Another issue is that sources are not really about the topic or are only tangentially relevant to it as theory. Courtois (the introduction; not subjected to peer-review) is about the evils of Communism in general, Rosefielde about a "Red Holocaust" (Rosefielde only includes Stalin, Mao, Pol Pot, Kim and Ho, and does not attribute it to "Marx's utopian vision or other pragmatic communist transition mechanisms", meaning Gorbachev and other Communist leaders did not engage in genocide or mass killing, hence there is no link between the two), Rummel (not published by mainstream academic press) is about mass killings by governments in general and Valentino is similarly writing about genocide and mass killing in the 20th century and proposes Communist mass killing as subtype of dispossessive mass killing, i.e. a different topic which we already discuss at his page and Mass killing.
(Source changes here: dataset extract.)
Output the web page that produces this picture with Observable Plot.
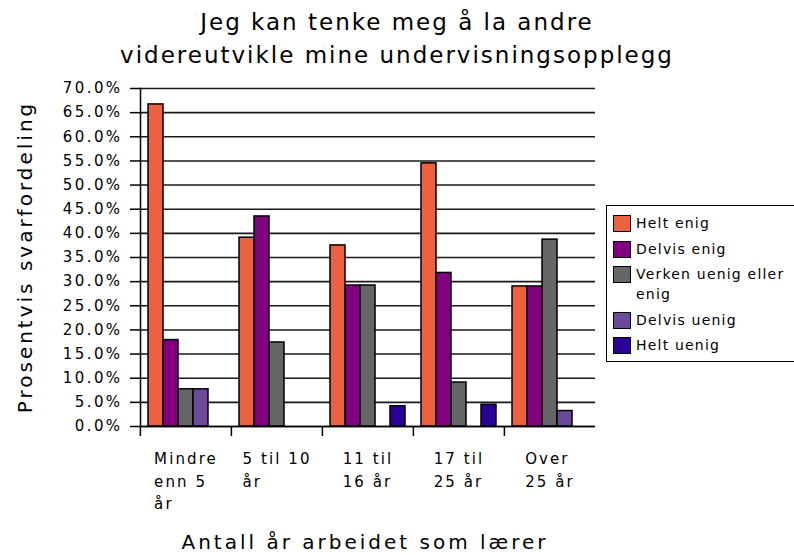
<!DOCTYPE html>
<html><head><meta charset="utf-8">
<script src="https://cdn.jsdelivr.net/npm/d3@7"></script>
<script src="https://cdn.jsdelivr.net/npm/@observablehq/plot@0.6"></script>
<style>
body{margin:0;background:#fff;font-family:"DejaVu Sans",sans-serif;color:#000;}
#wrap{position:relative;width:794px;height:555px;overflow:hidden;background:#fff;}
#chart{position:absolute;left:0;top:0;}
#title{position:absolute;left:0;width:794px;top:6px;text-align:center;font-size:23px;line-height:33px;letter-spacing:2px;}
#ylab{position:absolute;left:25px;top:257px;transform:translate(-50%,-50%) rotate(-90deg);font-size:20px;letter-spacing:3px;white-space:nowrap;}
#xlab{position:absolute;left:365px;top:542px;transform:translate(-50%,-50%);font-size:20px;letter-spacing:3px;white-space:nowrap;}
#legend{position:absolute;left:606px;top:205px;width:200px;height:157px;border:1.5px solid #000;box-sizing:border-box;padding-top:7px;font-size:14px;letter-spacing:1.2px;}
.item{position:relative;padding-left:29px;line-height:20px;margin-bottom:5.5px;max-width:160px;}
.sw{position:absolute;left:6px;top:2px;width:16px;height:15px;border:1px solid #000;}
.ytick text{letter-spacing:2.4px;}
.fxlab text{letter-spacing:2.1px;}
</style></head><body>
<div id="wrap">
  <div id="chart"></div>
  <div id="title">Jeg kan tenke meg å la andre<br>videreutvikle mine undervisningsopplegg</div>
  <div id="ylab">Prosentvis svarfordeling</div>
  <div id="xlab">Antall år arbeidet som lærer</div>
  <div id="legend"></div>
</div>
<script>
const groups = ["Mindre enn 5 år", "5 til 10 år", "11 til 16 år", "17 til 25 år", "Over 25 år"];
const groupLabels = ["Mindre\nenn 5\når", "5 til 10\når", "11 til\n16 år", "17 til\n25 år", "Over\n25 år"];
const series = ["Helt enig", "Delvis enig", "Verken uenig eller enig", "Delvis uenig", "Helt uenig"];
const colors = ["#ec6240", "#800080", "#666666", "#6b4a9b", "#2a0099"];
const heltEnig    = [66.7, 39.1, 37.5, 54.5, 29.0];
const delvisEnig  = [17.9, 43.5, 29.2, 31.8, 29.0];
const verken      = [7.7, 17.4, 29.2, 9.1, 38.7];
const delvisUenig = [7.7, 0, 0, 0, 3.2];
const heltUenig   = [0, 0, 4.2, 4.5, 0];
const yTicks = [0, 5, 10, 15, 20, 25, 30, 35, 40, 45, 50, 55, 60, 65, 70];

const seriesValues = [heltEnig, delvisEnig, verken, delvisUenig, heltUenig];
const data = [];
series.forEach((s, si) => groups.forEach((g, gi) => {
  const v = seriesValues[si][gi];
  if (v > 0) data.push({group: g, series: s, value: v});
}));

const W = 794, H = 555, ML = 139, MR = 199, MT = 88, MB = 129;
const step = (W - ML - MR) / groups.length;

const plot = Plot.plot({
  width: W, height: H,
  marginLeft: ML, marginRight: MR, marginTop: MT, marginBottom: MB,
  style: {fontFamily: "DejaVu Sans", fontSize: "15px", color: "#000", background: "transparent", overflow: "visible"},
  fx: {domain: groups, padding: 0, label: null},
  x: {domain: series, paddingInner: 0, paddingOuter: 0.42, axis: null},
  y: {domain: [0, 70], label: null},
  color: {domain: series, range: colors},
  marks: [
    Plot.gridY(yTicks, {stroke: "#1a1a1a", strokeOpacity: 1, strokeWidth: 1.6}),
    Plot.barY(data, {fx: "group", x: "series", y: "value", fill: "series", stroke: "#000", strokeWidth: 1.5}),
    Plot.ruleY([0], {stroke: "#000", strokeWidth: 1.6}),
    Plot.frame({anchor: "left", facetAnchor: "left", stroke: "#000", strokeWidth: 1.5}),
    Plot.axisY(yTicks, {tickSize: 10, tickPadding: 8, tickFormat: d => d.toFixed(1) + "%", stroke: "#000", strokeWidth: 1.5, fill: "#000", className: "ytick"}),
    Plot.axisFx({anchor: "bottom", tickSize: 10, tickFormat: null, dx: -step / 2, stroke: "#000", strokeWidth: 1.5}),
    Plot.axisFx({anchor: "bottom", tickSize: 0, tickPadding: 22, tickFormat: d => groupLabels[groups.indexOf(d)], textAnchor: "start", lineHeight: 1.5, fill: "#000", className: "fxlab"})
  ]
});
document.getElementById("chart").appendChild(plot);

// center each wrapped, left-aligned label block under its band
plot.querySelectorAll('[aria-label="fx-axis tick label"] text').forEach(t => {
  const w = t.getBBox().width;
  const tr = t.getAttribute("transform") || "";
  t.setAttribute("transform", tr + ` translate(${-w / 2},0)`);
});

const legend = document.getElementById("legend");
series.forEach((s, i) => {
  const it = document.createElement("div");
  it.className = "item";
  const sw = document.createElement("span");
  sw.className = "sw";
  sw.style.background = colors[i];
  it.appendChild(sw);
  it.appendChild(document.createTextNode(s));
  legend.appendChild(it);
});
</script>
</body></html>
Essentially, my view as summary of the opposing arguments is "[this] article takes the Communist genocide/mass killing concept from Mann, Straus (who is merely reviewing rather than proposing the concept) and Valentino, even though the first is about Classicide, the second is about Genocide and the third is a chapter about genocides and mass killings in the 20th century (with Communism simply being one [sub-]type), then listing all mass killings under Stalin, Mao and Pol Pol, and adding all excess deaths under all Communist regimes, even as only few scholars and from one side list all non-combatant victims (famines, wars, etc.), to suggest all th[e]se [were] victims of Communism, its more accurate title that, however, does not really solve all those issues (undue weight, original research, synthesis, more than one topic, NPOV, etc.) I [and others] have highlighted."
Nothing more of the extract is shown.